Written by Deborah Gage, Contributor

As the earth warms and the polar ice caps melt because we keep putting more heat-trapping greenhouse gasses into the atmosphere, radical geoengineering schemes have been proposed to break that cycle and keep the climate from changing so fast.

A paper published this week in Proceedings of the National Academy of Sciences looks at five of these schemes -- injecting sulfur dioxide aerosol into the atmosphere to block the sun as a volcanic eruption would; putting giant mirrors into space to deflect the sun; planting large numbers of trees to absorb carbon dioxide; creating biochar (charcoal that's made from burned organic wastes and buried to improve the soil); and burying carbon dioxide -- to see how they would affect sea levels.

The answer is not much. By the year 2100, the scientists say, sea levels are expected to rise by 30 centimeters -- that's nearly a foot -- or more unless we severely cut our greenhouse gas emissions AND use our most aggressive geoengineering.

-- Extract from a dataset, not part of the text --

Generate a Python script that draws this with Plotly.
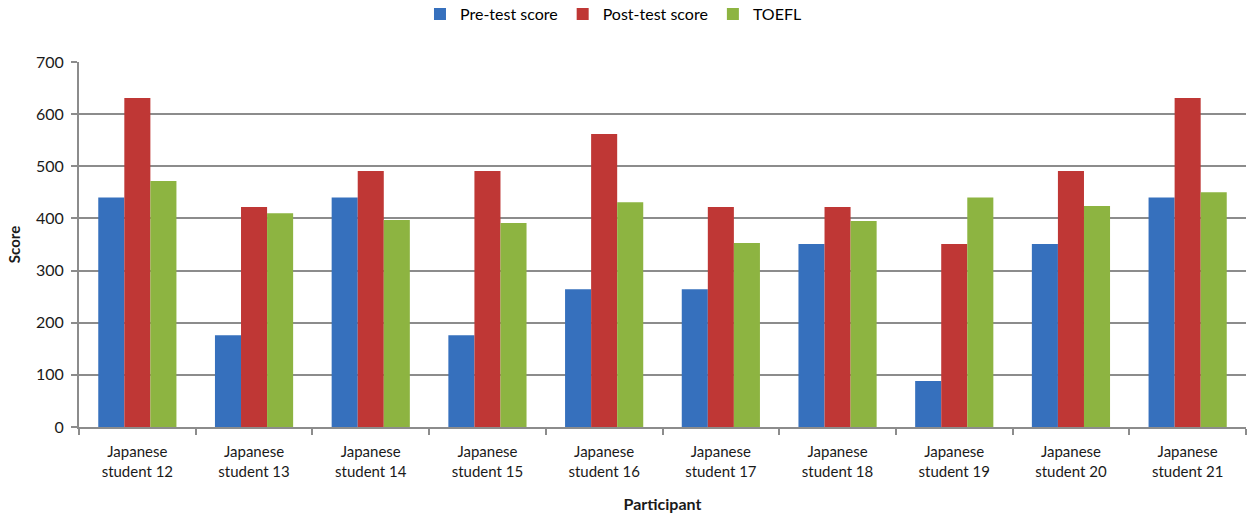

Giant mirrors or sulfur dioxide aerosols won't cut it, the scientists say. Injecting enough aerosol to produce the equivalent of the 1991 Pinatubo eruption in the Philippines every 18 months would delay a sea level rise by only 40 to 80 years, and sulfur dioxide could cause other problems, as this Atlantic Monthly article points out. Acid rain is a possibility, as is uneven climate change that punishes some countries and not others.

Biochar plus burning biofuels plus burying carbon dioxide could limit the sea level rise to 10 centimeters, or about 4 inches.

As Microsoft Chairman Bill Gates points out in this interesting interview with Technology Review, we have a problem, especially in the U.S.:

The U.S. uses, per person, over twice as much energy as most other rich countries. And so it's easy to say we should cut energy use through better buildings and higher MPG and all sorts of things. But even in the most optimistic case, if the U.S. is cutting its energy intensity by a factor of two, to get to European or Japanese levels, the amount of increased energy needed by poor people during that time frame will mean that there's never going to be a year where the world uses less energy. The only hope is less CO2 per unit of energy. And no: there is no existing technology that at anywhere near economic levels gives us electricity with zero CO2.

Gates, whose foundation is interested in energy, is calling for an "energy miracle" that would start with more government investment for research into ways to cut carbon dioxide emissions.